Directive: Only lines with the word "that" are needed; collect each of them from the listing below.

Recorded information:

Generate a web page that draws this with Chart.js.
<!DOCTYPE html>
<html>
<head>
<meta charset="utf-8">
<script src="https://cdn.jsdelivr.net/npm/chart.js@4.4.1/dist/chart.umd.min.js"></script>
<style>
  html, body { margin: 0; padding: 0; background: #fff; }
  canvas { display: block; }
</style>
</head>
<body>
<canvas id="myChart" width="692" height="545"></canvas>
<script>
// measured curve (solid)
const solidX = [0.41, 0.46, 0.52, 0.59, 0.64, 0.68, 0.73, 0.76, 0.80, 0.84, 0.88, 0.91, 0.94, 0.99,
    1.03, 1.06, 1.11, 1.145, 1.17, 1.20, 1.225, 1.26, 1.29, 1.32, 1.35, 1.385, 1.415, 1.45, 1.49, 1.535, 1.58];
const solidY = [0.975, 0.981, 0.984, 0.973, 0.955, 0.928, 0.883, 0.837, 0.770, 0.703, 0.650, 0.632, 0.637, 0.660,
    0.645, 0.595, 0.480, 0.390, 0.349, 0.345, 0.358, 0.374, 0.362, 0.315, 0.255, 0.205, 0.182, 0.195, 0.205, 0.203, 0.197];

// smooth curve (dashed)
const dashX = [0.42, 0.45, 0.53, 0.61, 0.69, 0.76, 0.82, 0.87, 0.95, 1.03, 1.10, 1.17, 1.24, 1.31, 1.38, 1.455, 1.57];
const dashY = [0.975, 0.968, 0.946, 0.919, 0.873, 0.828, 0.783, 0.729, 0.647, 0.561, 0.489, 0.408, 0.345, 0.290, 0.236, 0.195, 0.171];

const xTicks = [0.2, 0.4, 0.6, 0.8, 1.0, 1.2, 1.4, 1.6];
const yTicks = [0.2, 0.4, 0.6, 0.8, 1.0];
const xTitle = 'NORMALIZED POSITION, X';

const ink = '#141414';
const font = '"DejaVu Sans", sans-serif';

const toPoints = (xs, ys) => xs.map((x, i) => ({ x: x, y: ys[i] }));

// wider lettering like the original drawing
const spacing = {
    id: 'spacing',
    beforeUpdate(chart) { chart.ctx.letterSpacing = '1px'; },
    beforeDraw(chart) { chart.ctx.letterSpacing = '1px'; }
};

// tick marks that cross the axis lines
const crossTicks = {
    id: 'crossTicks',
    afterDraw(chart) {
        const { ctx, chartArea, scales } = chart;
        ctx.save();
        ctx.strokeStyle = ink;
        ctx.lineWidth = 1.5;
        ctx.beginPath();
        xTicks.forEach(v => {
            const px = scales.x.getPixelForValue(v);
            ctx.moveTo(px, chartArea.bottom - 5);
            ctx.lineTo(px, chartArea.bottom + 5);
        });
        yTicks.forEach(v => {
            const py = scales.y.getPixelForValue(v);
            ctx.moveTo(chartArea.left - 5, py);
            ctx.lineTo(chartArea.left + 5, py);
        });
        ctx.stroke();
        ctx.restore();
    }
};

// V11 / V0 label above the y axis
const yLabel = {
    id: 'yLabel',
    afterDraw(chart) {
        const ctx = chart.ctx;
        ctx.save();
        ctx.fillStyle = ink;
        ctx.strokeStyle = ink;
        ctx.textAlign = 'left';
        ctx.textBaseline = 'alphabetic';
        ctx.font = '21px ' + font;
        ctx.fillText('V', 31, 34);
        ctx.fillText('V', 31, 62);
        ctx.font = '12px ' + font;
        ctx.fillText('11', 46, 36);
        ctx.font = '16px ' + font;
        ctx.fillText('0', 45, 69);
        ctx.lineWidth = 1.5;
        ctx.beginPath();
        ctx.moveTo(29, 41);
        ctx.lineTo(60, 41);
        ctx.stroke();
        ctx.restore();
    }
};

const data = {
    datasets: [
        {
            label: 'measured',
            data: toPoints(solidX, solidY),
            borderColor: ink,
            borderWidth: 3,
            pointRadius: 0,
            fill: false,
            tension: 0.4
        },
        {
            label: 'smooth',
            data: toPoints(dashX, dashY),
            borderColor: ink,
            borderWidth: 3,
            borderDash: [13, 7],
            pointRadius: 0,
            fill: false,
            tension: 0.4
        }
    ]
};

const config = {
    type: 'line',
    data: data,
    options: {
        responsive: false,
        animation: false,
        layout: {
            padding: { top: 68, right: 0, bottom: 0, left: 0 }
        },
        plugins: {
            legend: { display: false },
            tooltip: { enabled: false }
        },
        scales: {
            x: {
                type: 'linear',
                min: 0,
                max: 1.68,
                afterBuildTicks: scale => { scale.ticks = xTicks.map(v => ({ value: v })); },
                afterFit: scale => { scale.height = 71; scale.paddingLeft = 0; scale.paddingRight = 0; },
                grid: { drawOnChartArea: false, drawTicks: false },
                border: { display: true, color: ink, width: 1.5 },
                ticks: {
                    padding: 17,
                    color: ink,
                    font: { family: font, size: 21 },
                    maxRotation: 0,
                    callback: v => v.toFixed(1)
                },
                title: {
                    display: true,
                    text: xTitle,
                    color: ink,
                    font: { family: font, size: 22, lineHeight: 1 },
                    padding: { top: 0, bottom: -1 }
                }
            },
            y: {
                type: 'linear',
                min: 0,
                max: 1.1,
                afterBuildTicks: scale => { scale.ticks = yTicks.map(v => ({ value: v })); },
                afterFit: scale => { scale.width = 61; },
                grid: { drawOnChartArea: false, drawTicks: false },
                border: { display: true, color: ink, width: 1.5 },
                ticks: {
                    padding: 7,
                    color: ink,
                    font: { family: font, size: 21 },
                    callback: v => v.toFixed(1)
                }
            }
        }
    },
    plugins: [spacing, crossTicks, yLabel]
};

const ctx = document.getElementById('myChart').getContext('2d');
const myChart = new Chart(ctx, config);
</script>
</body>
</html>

Task result:
Generate a web page that draws this with Chart.js.
// tick marks that cross the axis lines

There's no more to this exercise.